(Data items)
------------------------------------------------

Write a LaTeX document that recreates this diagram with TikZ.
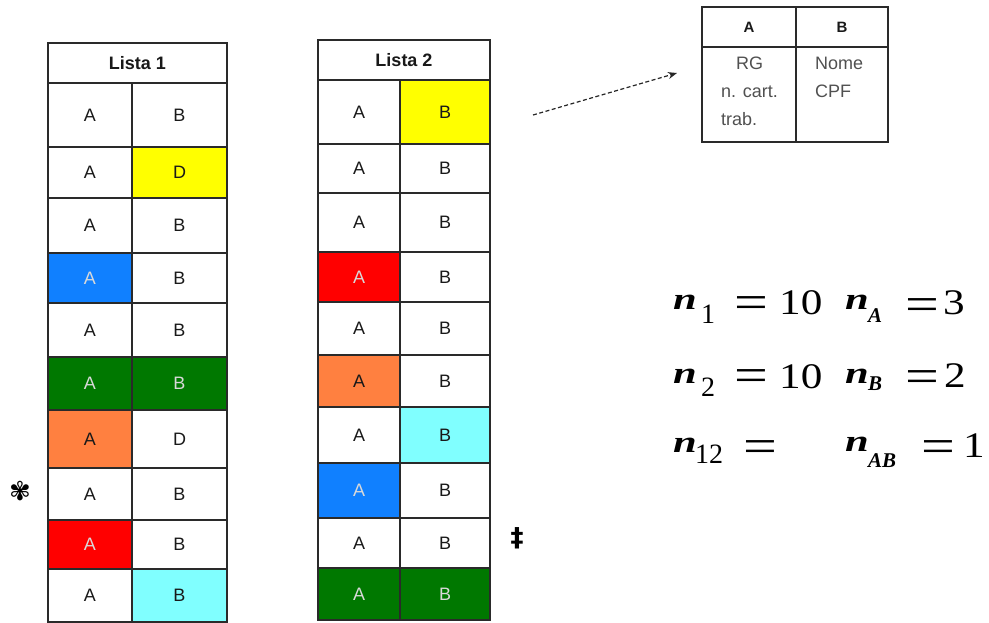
\documentclass[tikz,border=0pt]{standalone}
\usepackage{fontspec}
\setmainfont{Liberation Sans}
\newfontfamily\eqfont{Liberation Serif}
\newfontfamily\symfont{DejaVu Sans}
\usetikzlibrary{arrows.meta}

\definecolor{cyellow}{HTML}{FFFF00}
\definecolor{cblue}{HTML}{1080FF}
\definecolor{cgreen}{HTML}{007800}
\definecolor{corange}{HTML}{FF8040}
\definecolor{cred}{HTML}{FF0000}
\definecolor{ccyan}{HTML}{80FFFF}
\definecolor{gridline}{HTML}{2A2A2A}
\definecolor{bodytext}{HTML}{505050}

% one table cell: name, x-left, y-top, x-right, y-bottom, options, text
\newcommand\mkcell[7]{%
  \node[tcell,#6,minimum width={(#4-#2)*1pt},minimum height={(#5-#3)*1pt}]
    (#1) at ({(#2+#4)/2},{(#3+#5)/2}) {#7};}

% pieces of the counts: wide variable letter, widened equals sign and numbers
\newcommand\nv{\scalebox{1.25}[0.9]{n}}
\newcommand\eqsym{\scalebox{1.25}[1]{=}}
\newcommand\wide[1]{\scalebox{1.2}[1]{#1}}

\tikzset{
  tcell/.style={draw=gridline, line width=1.3pt, inner sep=0pt, outer sep=0pt,
    font=\fontsize{18}{20}\selectfont, text=black!90},
  head/.style={font=\fontsize{18}{20}\selectfont\bfseries},
  lighttext/.style={text=white!85!black},
  frame/.style={draw=gridline, line width=2pt},
  nvar/.style={anchor=base west, inner sep=0pt, font=\eqfont\bfseries\itshape\fontsize{34}{34}\selectfont},
  nsub/.style={anchor=base west, inner sep=0pt, font=\eqfont\fontsize{28}{28}\selectfont},
  lsub/.style={anchor=base west, inner sep=0pt, font=\eqfont\bfseries\itshape\fontsize{21}{21}\selectfont},
  eqnum/.style={anchor=base west, inner sep=0pt, font=\eqfont\fontsize{36}{36}\selectfont},
  eqsign/.style={anchor=base, inner sep=0pt, font=\eqfont\fontsize{48}{48}\selectfont},
  symmark/.style={inner sep=0pt},
  linkarrow/.style={-{Stealth[length=9pt,width=7pt]}, line width=1.2pt, dash pattern=on 4pt off 2.5pt, black!85}
}

\begin{document}
\begin{tikzpicture}[x=1pt,y=-1pt]
\useasboundingbox (0,0) rectangle (989,623);

% ---------------- Lista 1 ----------------
\mkcell{l1h}{48}{43}{227}{83}{head}{Lista 1}
\mkcell{l1a1}{48}{83}{132}{147}{}{A}
\mkcell{l1b1}{132}{83}{227}{147}{}{B}
\mkcell{l1a2}{48}{147}{132}{198}{}{A}
\mkcell{l1b2}{132}{147}{227}{198}{fill=cyellow}{D}
\mkcell{l1a3}{48}{198}{132}{253}{}{A}
\mkcell{l1b3}{132}{198}{227}{253}{}{B}
\mkcell{l1a4}{48}{253}{132}{303}{fill=cblue,lighttext}{A}
\mkcell{l1b4}{132}{253}{227}{303}{}{B}
\mkcell{l1a5}{48}{303}{132}{357}{}{A}
\mkcell{l1b5}{132}{303}{227}{357}{}{B}
\mkcell{l1a6}{48}{357}{132}{410}{fill=cgreen,lighttext}{A}
\mkcell{l1b6}{132}{357}{227}{410}{fill=cgreen,lighttext}{B}
\mkcell{l1a7}{48}{410}{132}{468}{fill=corange}{A}
\mkcell{l1b7}{132}{410}{227}{468}{}{D}
\mkcell{l1a8}{48}{468}{132}{520}{}{A}
\mkcell{l1b8}{132}{468}{227}{520}{}{B}
\mkcell{l1a9}{48}{520}{132}{569}{fill=cred,lighttext}{A}
\mkcell{l1b9}{132}{520}{227}{569}{}{B}
\mkcell{l1a10}{48}{569}{132}{622}{}{A}
\mkcell{l1b10}{132}{569}{227}{622}{fill=ccyan}{B}
\draw[frame] (l1h.north west) rectangle (l1b10.south east);

% ---------------- Lista 2 ----------------
\mkcell{l2h}{318}{40}{490}{80}{head}{Lista 2}
\mkcell{l2a1}{318}{80}{400}{144}{}{A}
\mkcell{l2b1}{400}{80}{490}{144}{fill=cyellow}{B}
\mkcell{l2a2}{318}{144}{400}{193}{}{A}
\mkcell{l2b2}{400}{144}{490}{193}{}{B}
\mkcell{l2a3}{318}{193}{400}{252}{}{A}
\mkcell{l2b3}{400}{193}{490}{252}{}{B}
\mkcell{l2a4}{318}{252}{400}{302}{fill=cred,lighttext}{A}
\mkcell{l2b4}{400}{252}{490}{302}{}{B}
\mkcell{l2a5}{318}{302}{400}{355}{}{A}
\mkcell{l2b5}{400}{302}{490}{355}{}{B}
\mkcell{l2a6}{318}{355}{400}{407}{fill=corange}{A}
\mkcell{l2b6}{400}{355}{490}{407}{}{B}
\mkcell{l2a7}{318}{407}{400}{463}{}{A}
\mkcell{l2b7}{400}{407}{490}{463}{fill=ccyan}{B}
\mkcell{l2a8}{318}{463}{400}{518}{fill=cblue,lighttext}{A}
\mkcell{l2b8}{400}{463}{490}{518}{}{B}
\mkcell{l2a9}{318}{518}{400}{568}{}{A}
\mkcell{l2b9}{400}{518}{490}{568}{}{B}
\mkcell{l2a10}{318}{568}{400}{620}{fill=cgreen,lighttext}{A}
\mkcell{l2b10}{400}{568}{490}{620}{fill=cgreen,lighttext}{B}
\draw[frame] (l2h.north west) rectangle (l2b10.south east);

% markers beside the tables
\node[symmark, font=\symfont\fontsize{26}{26}\selectfont] (star1) at (20,491) {✾};
\node[symmark, font=\symfont\bfseries\fontsize{26}{26}\selectfont] (star2) at (517,538) {‡};

% ---------------- key table ----------------
\mkcell{kha}{702}{7}{796}{47}{font=\fontsize{15}{17}\selectfont\bfseries}{A}
\mkcell{khb}{796}{7}{888}{47}{font=\fontsize{15}{17}\selectfont\bfseries}{B}
\mkcell{kba}{702}{47}{796}{142}{}{}
\mkcell{kbb}{796}{47}{888}{142}{}{}
\draw[frame] (kha.north west) rectangle (kbb.south east);
\node[anchor=north west, inner sep=0pt, align=left, text=bodytext,
      font=\fontsize{18}{28}\selectfont] (kta) at (721,57)
      {\hspace*{15pt}RG\\n. cart.\\trab.};
\node[anchor=north west, inner sep=0pt, align=left, text=bodytext,
      font=\fontsize{18}{28}\selectfont] (ktb) at (815,57) {Nome\\CPF};

% dashed link towards the key table
\coordinate (lkfrom) at (533,115);
\coordinate (lkto) at (677,73);
\draw[linkarrow] (lkfrom) -- (lkto);

% ---------------- counts ----------------
\node[nvar] (n1) at (673,309) {\nv};
\node[nsub] (n1s) at (701,323) {1};
\node[eqsign] (n1e) at (751,318) {\eqsym};
\node[eqnum] (n1v) at (779,314) {\wide{10}};
\node[nvar] (nA) at (845,309) {\nv};
\node[lsub] (nAs) at (868,322) {A};
\node[eqsign] (nAe) at (922,320) {\eqsym};
\node[eqnum] (nAv) at (943,314) {\wide{3}};

\node[nvar] (n2) at (673,383) {\nv};
\node[nsub] (n2s) at (701,396) {2};
\node[eqsign] (n2e) at (751,391) {\eqsym};
\node[eqnum] (n2v) at (779,388) {\wide{10}};
\node[nvar] (nB) at (845,383) {\nv};
\node[lsub] (nBs) at (868,390) {B};
\node[eqsign] (nBe) at (922,392) {\eqsym};
\node[eqnum] (nBv) at (944,387) {\wide{2}};

\node[nvar] (n12) at (673,452) {\nv};
\node[nsub] (n12s) at (695,463) {12};
\node[eqsign] (n12e) at (760,462) {\eqsym};
\node[nvar] (nAB) at (845,451) {\nv};
\node[lsub] (nABs) at (868,467) {AB};
\node[eqsign] (nABe) at (938,462) {\eqsym};
\node[eqnum] (nABv) at (963,457) {\wide{1}};
\end{tikzpicture}
\end{document}
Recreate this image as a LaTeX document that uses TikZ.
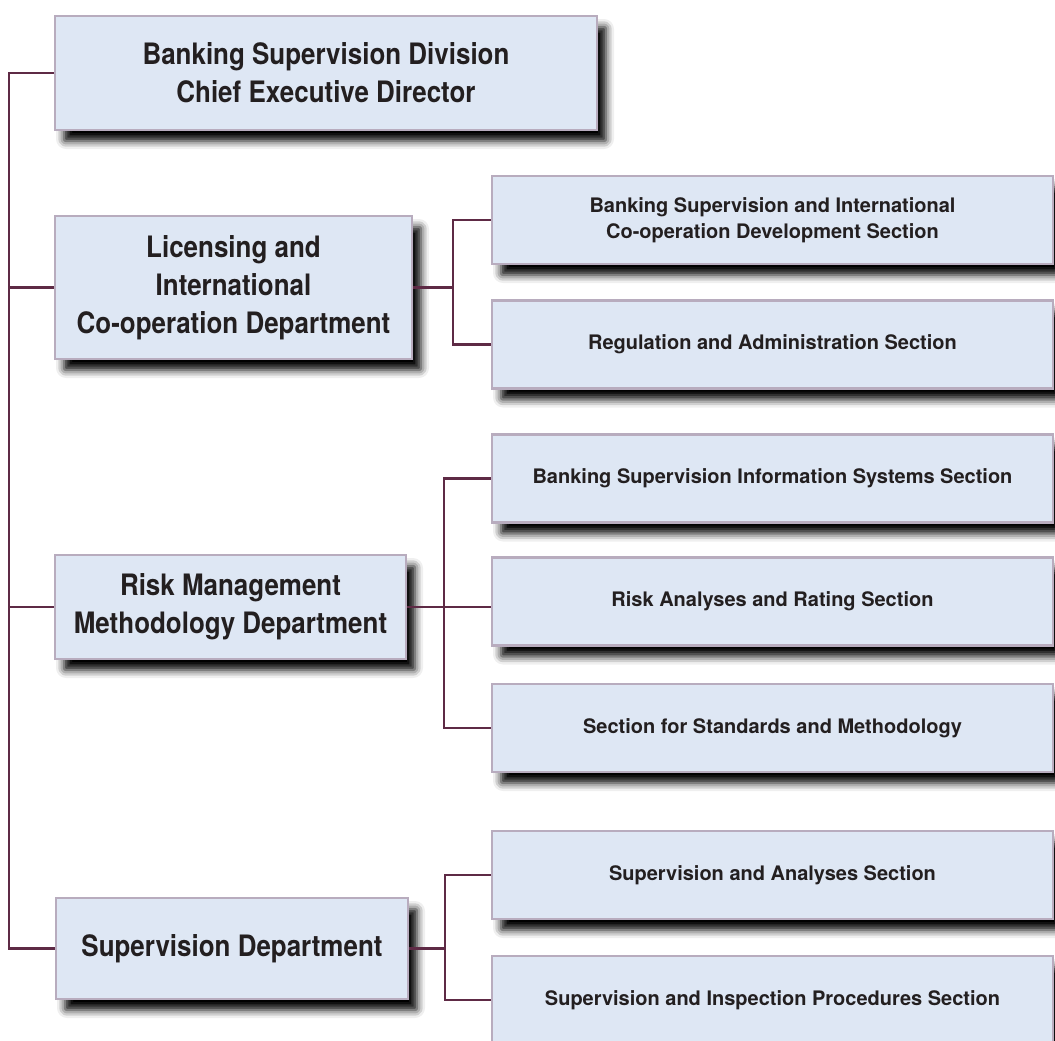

------------------------------------------------

▶ _Task to carry out_
List all lines holding the string "that".

▶ _Full solution_
Write a LaTeX document that recreates this diagram with TikZ.
Recreate this image as a LaTeX document that uses TikZ.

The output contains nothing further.